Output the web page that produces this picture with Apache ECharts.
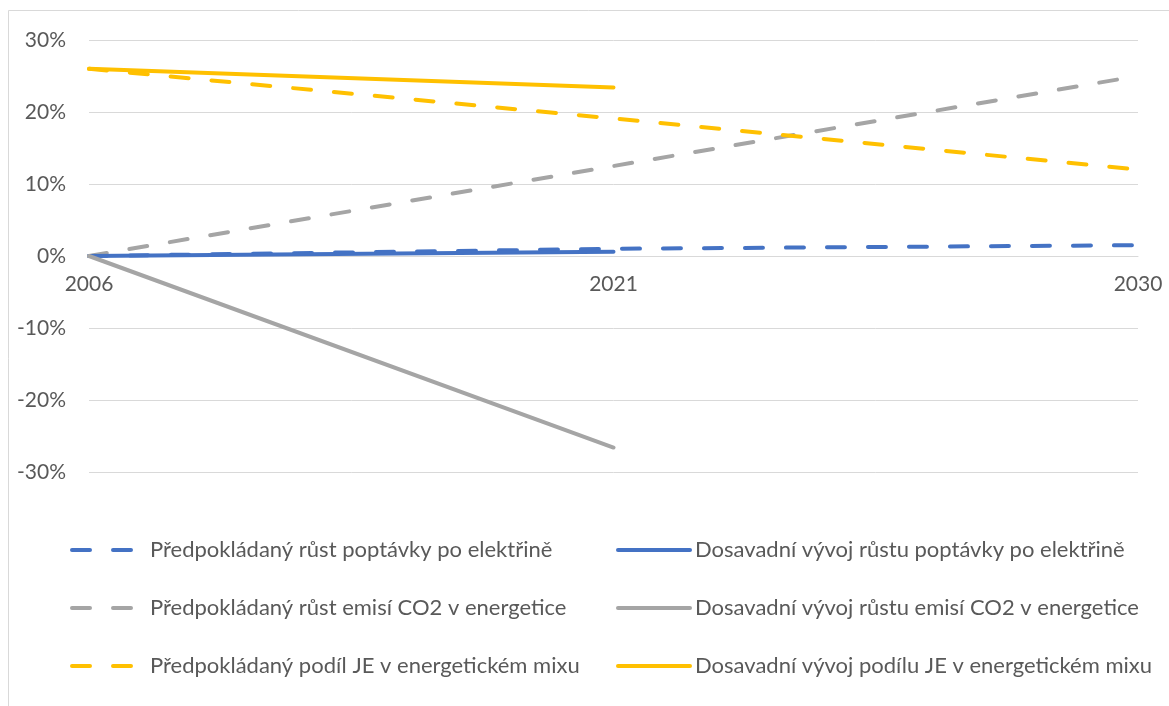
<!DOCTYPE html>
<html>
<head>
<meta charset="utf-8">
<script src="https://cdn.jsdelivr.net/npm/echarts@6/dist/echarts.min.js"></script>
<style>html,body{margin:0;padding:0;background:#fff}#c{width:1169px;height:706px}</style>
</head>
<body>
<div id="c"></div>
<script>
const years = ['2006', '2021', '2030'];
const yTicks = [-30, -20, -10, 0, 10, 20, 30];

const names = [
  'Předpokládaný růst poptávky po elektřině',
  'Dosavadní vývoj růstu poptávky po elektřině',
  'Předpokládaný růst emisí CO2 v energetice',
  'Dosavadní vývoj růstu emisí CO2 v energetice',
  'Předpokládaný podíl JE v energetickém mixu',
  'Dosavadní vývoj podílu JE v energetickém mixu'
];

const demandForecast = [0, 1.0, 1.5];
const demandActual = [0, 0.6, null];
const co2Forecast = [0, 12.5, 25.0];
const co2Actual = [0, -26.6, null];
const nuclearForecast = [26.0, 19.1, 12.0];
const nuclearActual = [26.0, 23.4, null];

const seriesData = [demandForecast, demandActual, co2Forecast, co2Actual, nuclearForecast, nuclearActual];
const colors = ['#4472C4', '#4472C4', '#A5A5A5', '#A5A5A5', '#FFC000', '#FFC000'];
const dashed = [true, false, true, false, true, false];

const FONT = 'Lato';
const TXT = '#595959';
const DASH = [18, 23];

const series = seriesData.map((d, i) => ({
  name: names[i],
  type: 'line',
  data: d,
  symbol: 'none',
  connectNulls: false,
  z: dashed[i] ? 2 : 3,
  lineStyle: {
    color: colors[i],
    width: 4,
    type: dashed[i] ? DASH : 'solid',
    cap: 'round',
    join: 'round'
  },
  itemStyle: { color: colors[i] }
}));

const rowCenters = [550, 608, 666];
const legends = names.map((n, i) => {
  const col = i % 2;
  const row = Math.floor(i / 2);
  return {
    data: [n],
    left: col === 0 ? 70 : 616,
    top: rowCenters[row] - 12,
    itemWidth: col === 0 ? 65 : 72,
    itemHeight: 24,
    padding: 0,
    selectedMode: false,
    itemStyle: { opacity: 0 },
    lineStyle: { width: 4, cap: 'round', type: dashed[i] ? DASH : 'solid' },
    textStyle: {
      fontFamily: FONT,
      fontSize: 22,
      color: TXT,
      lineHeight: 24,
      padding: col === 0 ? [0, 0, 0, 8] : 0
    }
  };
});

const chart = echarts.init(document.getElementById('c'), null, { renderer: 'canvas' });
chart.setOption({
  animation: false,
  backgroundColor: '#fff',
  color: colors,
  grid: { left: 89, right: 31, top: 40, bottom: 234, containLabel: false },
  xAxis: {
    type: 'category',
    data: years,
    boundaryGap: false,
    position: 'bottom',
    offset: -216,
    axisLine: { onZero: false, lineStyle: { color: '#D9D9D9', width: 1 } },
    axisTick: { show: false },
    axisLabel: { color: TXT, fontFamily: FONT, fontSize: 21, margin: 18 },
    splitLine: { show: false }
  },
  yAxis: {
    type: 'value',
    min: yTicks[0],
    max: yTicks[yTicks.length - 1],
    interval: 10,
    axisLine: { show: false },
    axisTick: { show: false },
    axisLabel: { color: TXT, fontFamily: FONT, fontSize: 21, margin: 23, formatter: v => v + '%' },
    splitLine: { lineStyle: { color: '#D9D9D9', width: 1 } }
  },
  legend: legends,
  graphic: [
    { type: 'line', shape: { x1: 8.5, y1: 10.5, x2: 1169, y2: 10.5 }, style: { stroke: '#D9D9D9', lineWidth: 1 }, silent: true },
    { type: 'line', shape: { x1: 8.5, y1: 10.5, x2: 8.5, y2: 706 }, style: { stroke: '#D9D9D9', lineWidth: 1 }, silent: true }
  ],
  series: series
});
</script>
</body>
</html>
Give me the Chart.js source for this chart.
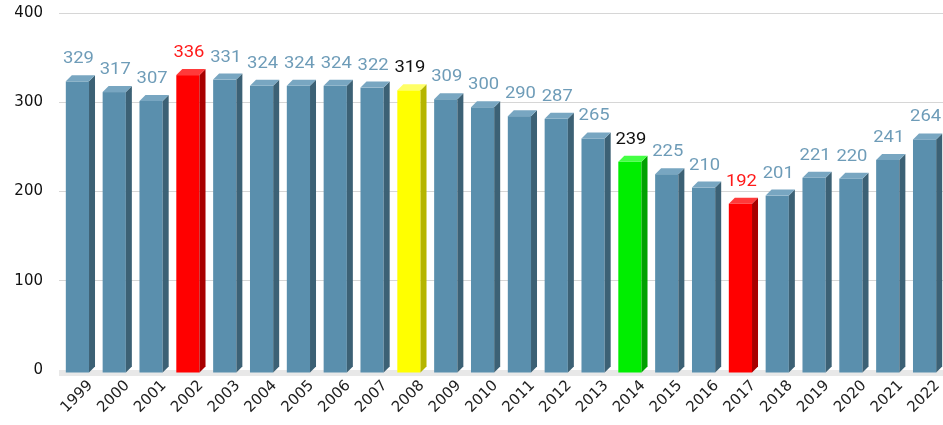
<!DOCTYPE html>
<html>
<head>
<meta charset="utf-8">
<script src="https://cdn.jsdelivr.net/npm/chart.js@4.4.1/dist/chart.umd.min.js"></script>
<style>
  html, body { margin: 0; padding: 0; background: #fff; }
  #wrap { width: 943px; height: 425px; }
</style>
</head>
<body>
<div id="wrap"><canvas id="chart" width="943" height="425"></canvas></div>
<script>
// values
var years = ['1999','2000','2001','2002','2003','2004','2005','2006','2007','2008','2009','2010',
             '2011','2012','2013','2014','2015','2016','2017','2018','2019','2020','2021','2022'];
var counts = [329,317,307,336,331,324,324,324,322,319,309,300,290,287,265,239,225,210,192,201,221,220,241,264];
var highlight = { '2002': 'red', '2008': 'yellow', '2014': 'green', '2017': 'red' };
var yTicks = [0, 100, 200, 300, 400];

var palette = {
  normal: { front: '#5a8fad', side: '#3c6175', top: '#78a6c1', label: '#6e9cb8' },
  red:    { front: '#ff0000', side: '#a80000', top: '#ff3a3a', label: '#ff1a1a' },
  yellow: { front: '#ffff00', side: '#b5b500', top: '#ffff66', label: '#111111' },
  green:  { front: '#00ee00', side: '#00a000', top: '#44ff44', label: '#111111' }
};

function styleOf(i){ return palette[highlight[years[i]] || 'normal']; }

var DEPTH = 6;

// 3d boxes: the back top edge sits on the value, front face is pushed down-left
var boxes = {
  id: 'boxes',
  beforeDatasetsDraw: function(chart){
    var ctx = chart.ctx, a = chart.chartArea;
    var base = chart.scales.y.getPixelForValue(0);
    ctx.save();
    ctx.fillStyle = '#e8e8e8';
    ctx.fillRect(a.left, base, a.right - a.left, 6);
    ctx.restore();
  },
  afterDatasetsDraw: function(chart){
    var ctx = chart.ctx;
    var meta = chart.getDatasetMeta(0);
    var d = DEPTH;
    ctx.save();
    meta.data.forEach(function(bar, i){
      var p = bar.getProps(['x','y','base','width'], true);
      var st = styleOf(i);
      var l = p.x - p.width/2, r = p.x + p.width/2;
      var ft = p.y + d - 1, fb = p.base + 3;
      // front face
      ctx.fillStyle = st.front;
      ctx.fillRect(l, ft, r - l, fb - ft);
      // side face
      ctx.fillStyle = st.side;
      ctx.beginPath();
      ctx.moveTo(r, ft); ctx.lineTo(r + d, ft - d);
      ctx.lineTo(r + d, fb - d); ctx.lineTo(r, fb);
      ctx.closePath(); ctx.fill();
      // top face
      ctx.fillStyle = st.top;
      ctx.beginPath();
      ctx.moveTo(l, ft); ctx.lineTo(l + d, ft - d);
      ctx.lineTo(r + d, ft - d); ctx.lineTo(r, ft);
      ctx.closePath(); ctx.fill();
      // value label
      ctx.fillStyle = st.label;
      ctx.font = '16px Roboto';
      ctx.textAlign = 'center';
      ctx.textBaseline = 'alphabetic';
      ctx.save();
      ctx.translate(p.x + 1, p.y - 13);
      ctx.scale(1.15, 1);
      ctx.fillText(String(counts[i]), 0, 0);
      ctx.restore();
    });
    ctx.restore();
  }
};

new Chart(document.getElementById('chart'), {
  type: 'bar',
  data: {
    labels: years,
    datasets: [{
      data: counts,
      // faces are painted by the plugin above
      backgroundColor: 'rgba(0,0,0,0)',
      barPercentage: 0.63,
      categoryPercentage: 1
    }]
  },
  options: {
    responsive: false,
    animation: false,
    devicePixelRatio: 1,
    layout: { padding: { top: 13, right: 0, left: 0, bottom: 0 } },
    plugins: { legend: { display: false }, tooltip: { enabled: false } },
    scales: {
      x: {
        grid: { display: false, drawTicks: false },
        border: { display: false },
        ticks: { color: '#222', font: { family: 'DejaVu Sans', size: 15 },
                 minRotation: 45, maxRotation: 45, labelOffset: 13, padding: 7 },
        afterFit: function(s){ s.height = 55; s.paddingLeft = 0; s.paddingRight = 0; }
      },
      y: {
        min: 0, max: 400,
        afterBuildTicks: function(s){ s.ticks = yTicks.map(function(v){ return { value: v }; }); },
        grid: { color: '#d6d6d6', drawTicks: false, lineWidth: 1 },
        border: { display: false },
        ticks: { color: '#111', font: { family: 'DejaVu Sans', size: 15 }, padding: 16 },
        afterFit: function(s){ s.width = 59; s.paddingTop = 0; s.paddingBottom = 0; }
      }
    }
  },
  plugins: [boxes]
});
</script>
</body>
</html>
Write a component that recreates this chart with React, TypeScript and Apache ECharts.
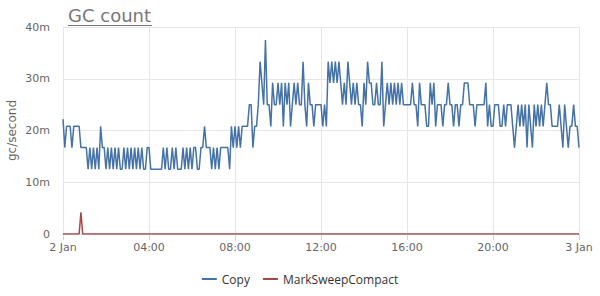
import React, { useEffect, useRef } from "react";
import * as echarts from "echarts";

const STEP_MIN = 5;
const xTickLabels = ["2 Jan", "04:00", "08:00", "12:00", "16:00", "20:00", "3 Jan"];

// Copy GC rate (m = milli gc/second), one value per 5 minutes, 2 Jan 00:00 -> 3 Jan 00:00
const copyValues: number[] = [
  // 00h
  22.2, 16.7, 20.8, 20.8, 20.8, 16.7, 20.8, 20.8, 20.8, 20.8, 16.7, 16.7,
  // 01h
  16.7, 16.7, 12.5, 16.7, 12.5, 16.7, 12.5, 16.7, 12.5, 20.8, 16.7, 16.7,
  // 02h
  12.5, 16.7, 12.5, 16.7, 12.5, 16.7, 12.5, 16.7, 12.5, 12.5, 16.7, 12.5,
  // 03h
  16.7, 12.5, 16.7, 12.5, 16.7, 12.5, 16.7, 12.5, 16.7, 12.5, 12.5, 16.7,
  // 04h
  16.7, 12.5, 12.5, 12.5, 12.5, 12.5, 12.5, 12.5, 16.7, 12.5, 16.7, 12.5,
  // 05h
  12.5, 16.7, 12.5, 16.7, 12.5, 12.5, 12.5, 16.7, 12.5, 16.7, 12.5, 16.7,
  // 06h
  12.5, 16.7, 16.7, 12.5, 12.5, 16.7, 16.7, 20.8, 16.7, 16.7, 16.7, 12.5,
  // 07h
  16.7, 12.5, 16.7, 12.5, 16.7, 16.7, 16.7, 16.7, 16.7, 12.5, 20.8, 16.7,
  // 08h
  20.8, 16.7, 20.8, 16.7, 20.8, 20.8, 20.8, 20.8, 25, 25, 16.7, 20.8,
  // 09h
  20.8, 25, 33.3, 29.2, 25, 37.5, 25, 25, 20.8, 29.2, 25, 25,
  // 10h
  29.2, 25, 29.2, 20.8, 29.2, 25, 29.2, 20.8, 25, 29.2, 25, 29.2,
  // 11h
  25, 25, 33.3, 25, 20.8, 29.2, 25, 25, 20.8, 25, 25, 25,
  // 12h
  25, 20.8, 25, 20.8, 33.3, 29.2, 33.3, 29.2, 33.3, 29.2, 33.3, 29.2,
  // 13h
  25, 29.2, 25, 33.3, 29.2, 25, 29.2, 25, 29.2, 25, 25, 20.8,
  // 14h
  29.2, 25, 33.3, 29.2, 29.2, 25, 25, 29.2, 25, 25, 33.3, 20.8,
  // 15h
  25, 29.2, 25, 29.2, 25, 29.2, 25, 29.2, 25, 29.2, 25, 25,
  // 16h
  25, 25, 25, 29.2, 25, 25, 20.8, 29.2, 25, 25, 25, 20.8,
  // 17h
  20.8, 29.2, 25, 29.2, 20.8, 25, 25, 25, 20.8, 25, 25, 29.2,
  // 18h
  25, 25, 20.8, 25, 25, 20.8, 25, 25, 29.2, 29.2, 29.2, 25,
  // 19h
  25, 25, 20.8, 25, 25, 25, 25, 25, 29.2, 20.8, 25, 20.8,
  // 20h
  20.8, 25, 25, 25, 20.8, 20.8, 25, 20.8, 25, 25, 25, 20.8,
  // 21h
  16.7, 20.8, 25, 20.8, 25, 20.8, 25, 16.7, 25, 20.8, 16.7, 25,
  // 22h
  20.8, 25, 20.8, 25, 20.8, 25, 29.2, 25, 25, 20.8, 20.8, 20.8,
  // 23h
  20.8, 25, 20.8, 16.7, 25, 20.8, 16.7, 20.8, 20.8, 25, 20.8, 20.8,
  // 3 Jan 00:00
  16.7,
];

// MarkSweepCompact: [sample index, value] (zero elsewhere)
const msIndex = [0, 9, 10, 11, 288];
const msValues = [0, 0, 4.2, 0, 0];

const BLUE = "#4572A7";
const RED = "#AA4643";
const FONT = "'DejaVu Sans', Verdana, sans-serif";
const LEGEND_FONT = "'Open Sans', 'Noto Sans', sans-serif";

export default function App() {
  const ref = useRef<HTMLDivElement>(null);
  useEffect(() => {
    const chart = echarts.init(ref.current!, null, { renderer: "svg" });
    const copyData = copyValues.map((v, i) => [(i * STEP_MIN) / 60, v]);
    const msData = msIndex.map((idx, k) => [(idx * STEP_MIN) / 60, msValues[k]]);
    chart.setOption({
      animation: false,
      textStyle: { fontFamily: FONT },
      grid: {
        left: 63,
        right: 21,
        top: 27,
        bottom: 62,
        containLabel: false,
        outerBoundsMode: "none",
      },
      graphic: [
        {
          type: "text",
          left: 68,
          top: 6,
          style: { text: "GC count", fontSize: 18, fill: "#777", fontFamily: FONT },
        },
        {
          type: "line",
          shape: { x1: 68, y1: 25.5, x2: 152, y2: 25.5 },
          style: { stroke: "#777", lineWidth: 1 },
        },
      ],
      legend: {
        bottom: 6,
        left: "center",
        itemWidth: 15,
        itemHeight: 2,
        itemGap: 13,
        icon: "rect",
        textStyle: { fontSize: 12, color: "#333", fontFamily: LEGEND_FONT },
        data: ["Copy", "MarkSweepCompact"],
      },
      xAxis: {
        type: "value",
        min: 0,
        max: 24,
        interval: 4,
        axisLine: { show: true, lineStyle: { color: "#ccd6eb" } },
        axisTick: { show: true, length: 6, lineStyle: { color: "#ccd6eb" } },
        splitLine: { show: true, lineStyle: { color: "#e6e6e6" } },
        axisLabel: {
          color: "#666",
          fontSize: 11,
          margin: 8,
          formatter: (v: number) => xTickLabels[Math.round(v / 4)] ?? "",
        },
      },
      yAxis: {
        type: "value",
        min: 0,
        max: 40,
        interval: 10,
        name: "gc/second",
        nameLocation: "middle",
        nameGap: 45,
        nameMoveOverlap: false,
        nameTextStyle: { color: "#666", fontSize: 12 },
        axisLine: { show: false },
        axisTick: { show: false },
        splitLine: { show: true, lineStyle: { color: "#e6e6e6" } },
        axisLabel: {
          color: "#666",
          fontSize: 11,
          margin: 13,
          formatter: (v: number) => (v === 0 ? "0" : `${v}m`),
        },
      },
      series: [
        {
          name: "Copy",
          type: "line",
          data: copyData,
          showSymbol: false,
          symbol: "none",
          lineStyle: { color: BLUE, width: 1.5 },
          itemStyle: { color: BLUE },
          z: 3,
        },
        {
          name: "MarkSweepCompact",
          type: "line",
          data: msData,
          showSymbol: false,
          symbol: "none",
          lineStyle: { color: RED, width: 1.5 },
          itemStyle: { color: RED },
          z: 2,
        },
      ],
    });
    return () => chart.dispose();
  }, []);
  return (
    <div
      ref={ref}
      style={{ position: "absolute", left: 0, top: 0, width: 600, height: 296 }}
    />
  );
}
######
__WHAT TO WORK ON__. Leave the pictures out and repeat exactly the lines from the beginning of the records to the line bearing "const yTicks = [-30, -20, -10, 0, 10, 20, 30];", both ends counted.

__PROBLEM SOLUTION__.
Output the web page that produces this picture with Apache ECharts.
<!DOCTYPE html>
<html>
<head>
<meta charset="utf-8">
<script src="https://cdn.jsdelivr.net/npm/echarts@6/dist/echarts.min.js"></script>
<style>html,body{margin:0;padding:0;background:#fff}#c{width:1169px;height:706px}</style>
</head>
<body>
<div id="c"></div>
<script>
const years = ['2006', '2021', '2030'];
const yTicks = [-30, -20, -10, 0, 10, 20, 30];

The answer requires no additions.